元・副会長のCinema Days

映画の感想文を中心に、好き勝手なことを語っていきます。

最近購入したCD(その20)。

2010-09-11 06:28:24 | 音楽ネタ
 最近、古いロックが聴きたくなり、何枚か買い求めている。その中で印象に残ったものを挙げてみたい。まず、イギリスのプログレッシヴ・ロック系のバンド“ルネッサンス”が73年に発表した「Ashes Are Burning 」(邦題は「燃ゆる灰」)。ルネッサンスは元を辿ればエリック・クラプトンら三大ギタリストが在籍した伝説のバンド“ヤードバーズ”に端を発するのだが、オリジナルメンバーでの活動には早々に終止符が打たれ、そのコンセプトを受け継いだ別のスタッフによって72年に再結成される。
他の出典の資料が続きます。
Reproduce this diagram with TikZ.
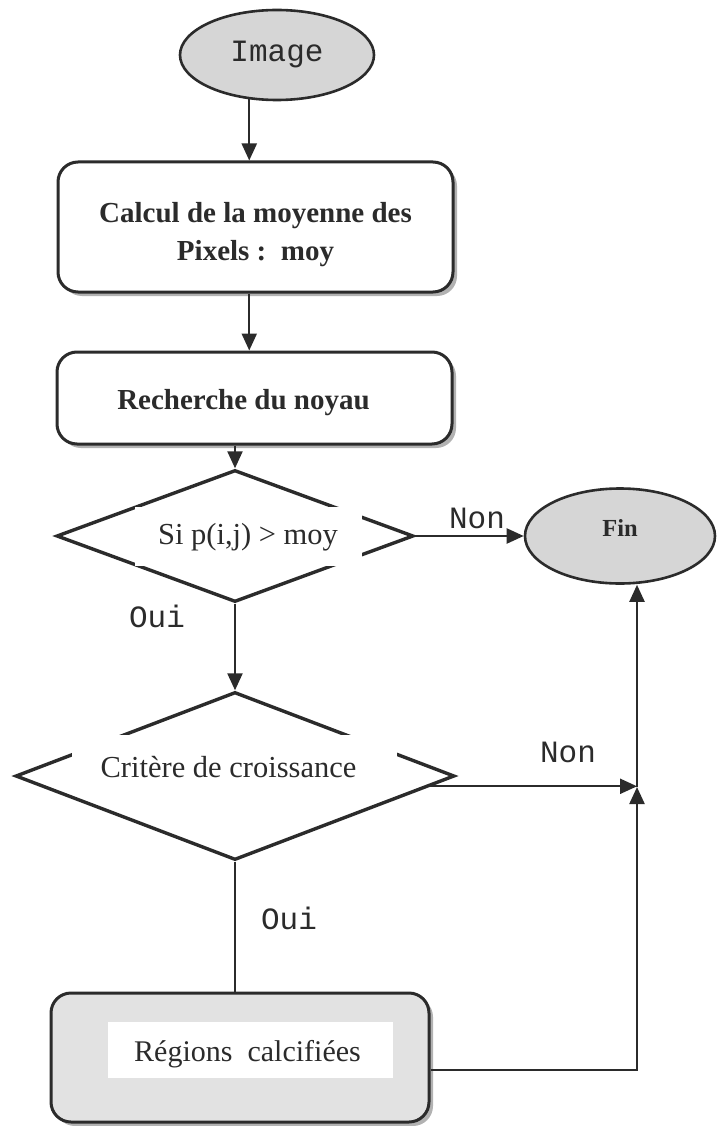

本作はその第二期ルネッサンスのセカンド・アルバムだ。

 プログレッシヴ・ロックとはいっても、ピンク・フロイドとかイエスみたいな高踏的で難解な部分は少しもない。オーケストラをフィーチャーしたクラシカルでソフトな展開を身上としている。このアルバムは全ての曲のクォリティが高い。どのナンバーも優雅で美しく、それでいてキャッチーだ。これらの楽曲を現時点でCMやドラマの主題歌などに使用すれば、問い合わせが殺到するかもしれない。



 ルネッサンスはアニー・ハズラムという女性ヴォーカルをフィーチャーしている。今でこそ女性ロッカーは数多くいるが、当時はハズラム以外にはアメリカのスージー・クアトロぐらいしか第一線で活躍している女流ロック系シンガーはいなかった。とはいってもハズラムの声はロックの激しさとは無縁の、クラシックの要素を取り入れたサウンドに合致した澄み渡るソプラノ・ヴォイスだ。こういう持ち味のあるロック系ヴォーカリストは今でもあまりおらず、リリースから40年近く経った現在聴いても新鮮だ。また、このディスクは録音が素晴らしく良い。その意味でも聴く価値がある。

 次に紹介したいのが、イギリスのロックシーンで特異な地位を占めていたバンド“ウィッシュボーン・アッシュ”の3枚目のアルバム「Argus」(邦題は「百眼の巨人アーガス」)。リリースは72年である。ウィッシュボーン・アッシュの一番の特徴は、4人のメンバーのうちリードギターを務める者が2人もいたことだ。つまりはツイン・リードで、通常のリードギター&リズムギターという編成とは明らかにハーモニーが違う。メロディを重層的に積み上げる必要があるため、極めてアンサンブルの密度が高い。また、それを可能にさせるメンバーのテクニックが確かだったことは言うまでもない。



 本作はLPレコードでのB面に当たる「キング・ウィル・カム」から「剣を棄てろ」までの展開が最高だ。トラディショナル・フォークの香りがする極めて美しい旋律と、強力なリズム感が圧倒的である。特にリードギター同士のリフが絡み合う部分など、鳥肌が立つほどだ。また、ジャケット・デザインと歌詞の内容から醸し出される典雅な世界は、もろにヒロイック・ファンタジー(笑)。録音も良好で、英国の深い森の中の空気が漂ってくるようである。

 アメリカのハードロックバンド“マウンテン”のベスト盤も買ってみた。最初の発売は73年で、邦題は「栄光のマウンテン」。マウンテンはクリームのプロデューサーとして知られるフェリックス・パパラルディが、ギタリストのレスリー・ウエストと共に69年に結成した4人編成のグループ。このディスクはバンドが解散する72年までに出されたアルバムからピックアップされている。なお、その後マウンテンは再結成され、現在も活動中だ。



 当時のハードロックの世界は完全にイギリス勢が優勢だった。米国ではマウンテンの他にはグランド・ファンク・レイルロード(GFR)ぐらいしか目立ったバンドはなく、アメリカ勢の巻き返しはエアロスミスなどが台頭する70年代後半を待たねばならない。マウンテンのサウンドはGFRのような泥臭さとは一線を画した、洗練されたメロディ・ラインと豪快なリズム展開を特徴とする。さらに伸びやかなスケール感もあり、今聴いてもまったく古くない。

 ラウドなロックといえば誰でもヘヴィ・メタルを思い浮かべるだろうが、マウンテンの楽曲はハードではあるが不必要にヘヴィではない。幅広い層に聴かせられる音楽であり、再評価されても良い素材だ。